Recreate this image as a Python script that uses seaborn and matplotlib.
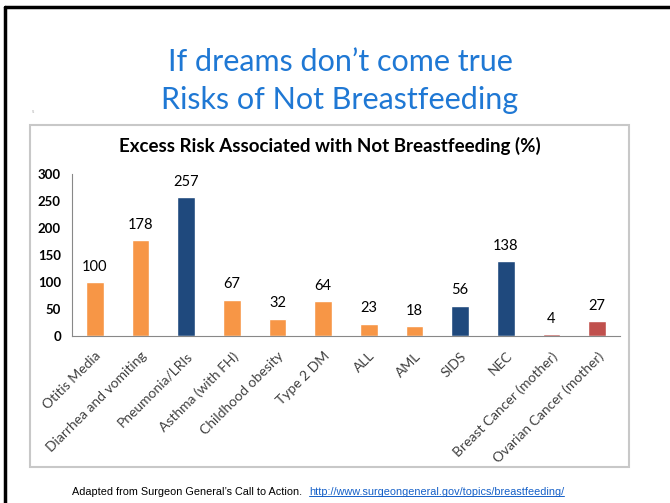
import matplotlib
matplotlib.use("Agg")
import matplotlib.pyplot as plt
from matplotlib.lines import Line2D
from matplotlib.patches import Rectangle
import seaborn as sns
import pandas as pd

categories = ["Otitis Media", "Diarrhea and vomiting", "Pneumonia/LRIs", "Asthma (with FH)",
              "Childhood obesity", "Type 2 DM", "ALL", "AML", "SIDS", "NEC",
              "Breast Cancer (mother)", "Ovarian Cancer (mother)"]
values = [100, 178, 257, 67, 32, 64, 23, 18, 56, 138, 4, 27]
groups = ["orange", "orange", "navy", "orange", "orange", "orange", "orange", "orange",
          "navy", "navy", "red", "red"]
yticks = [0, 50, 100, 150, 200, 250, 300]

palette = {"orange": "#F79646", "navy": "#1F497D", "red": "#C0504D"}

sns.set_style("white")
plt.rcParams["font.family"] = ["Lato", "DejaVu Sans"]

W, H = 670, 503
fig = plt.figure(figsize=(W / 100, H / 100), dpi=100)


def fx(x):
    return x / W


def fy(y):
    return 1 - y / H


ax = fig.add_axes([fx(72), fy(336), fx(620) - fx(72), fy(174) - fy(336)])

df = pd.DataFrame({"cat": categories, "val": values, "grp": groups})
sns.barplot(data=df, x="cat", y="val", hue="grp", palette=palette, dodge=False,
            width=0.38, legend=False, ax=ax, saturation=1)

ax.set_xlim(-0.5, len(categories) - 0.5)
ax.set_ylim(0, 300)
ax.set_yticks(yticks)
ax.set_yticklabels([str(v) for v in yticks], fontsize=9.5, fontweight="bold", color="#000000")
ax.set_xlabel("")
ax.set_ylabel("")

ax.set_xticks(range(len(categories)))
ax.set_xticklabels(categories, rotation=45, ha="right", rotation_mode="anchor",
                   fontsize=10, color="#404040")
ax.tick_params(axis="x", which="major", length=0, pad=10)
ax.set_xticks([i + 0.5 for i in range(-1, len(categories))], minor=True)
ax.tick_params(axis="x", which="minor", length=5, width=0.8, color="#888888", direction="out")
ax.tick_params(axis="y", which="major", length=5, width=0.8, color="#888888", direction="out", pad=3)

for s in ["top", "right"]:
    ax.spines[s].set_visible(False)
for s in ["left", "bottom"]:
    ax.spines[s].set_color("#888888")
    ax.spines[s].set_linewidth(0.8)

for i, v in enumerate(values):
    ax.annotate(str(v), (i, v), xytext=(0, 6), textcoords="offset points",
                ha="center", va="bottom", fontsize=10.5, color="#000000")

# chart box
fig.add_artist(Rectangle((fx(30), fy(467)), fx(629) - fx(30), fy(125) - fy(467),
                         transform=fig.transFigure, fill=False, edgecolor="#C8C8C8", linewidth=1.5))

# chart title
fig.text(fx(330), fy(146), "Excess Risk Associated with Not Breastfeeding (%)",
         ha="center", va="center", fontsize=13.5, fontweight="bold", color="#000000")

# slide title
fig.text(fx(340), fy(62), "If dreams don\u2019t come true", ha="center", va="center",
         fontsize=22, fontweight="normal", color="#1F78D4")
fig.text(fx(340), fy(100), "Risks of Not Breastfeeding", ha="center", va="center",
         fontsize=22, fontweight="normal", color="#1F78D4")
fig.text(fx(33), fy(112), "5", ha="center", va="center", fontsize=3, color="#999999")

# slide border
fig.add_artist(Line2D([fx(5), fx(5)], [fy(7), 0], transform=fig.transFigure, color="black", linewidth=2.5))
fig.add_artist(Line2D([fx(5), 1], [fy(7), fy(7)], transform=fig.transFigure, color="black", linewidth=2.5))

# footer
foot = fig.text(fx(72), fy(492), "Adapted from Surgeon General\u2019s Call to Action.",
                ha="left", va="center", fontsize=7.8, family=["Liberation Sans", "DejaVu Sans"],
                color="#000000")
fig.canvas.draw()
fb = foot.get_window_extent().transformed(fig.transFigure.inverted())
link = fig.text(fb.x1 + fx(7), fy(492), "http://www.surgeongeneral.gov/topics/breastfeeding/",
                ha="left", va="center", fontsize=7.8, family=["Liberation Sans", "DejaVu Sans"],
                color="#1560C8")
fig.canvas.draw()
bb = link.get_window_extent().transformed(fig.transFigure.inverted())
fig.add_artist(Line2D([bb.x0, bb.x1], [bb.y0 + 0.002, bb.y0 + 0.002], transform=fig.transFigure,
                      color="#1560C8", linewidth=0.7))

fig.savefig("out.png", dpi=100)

▸ What this task involves
Up to and including the line with "import pandas as pd", copy the data above from its first line. Skip pictures.

▸ Solution for this task
Recreate this image as a Python script that uses seaborn and matplotlib.
import matplotlib
matplotlib.use("Agg")
import matplotlib.pyplot as plt
from matplotlib.lines import Line2D
from matplotlib.patches import Rectangle
import seaborn as sns
import pandas as pd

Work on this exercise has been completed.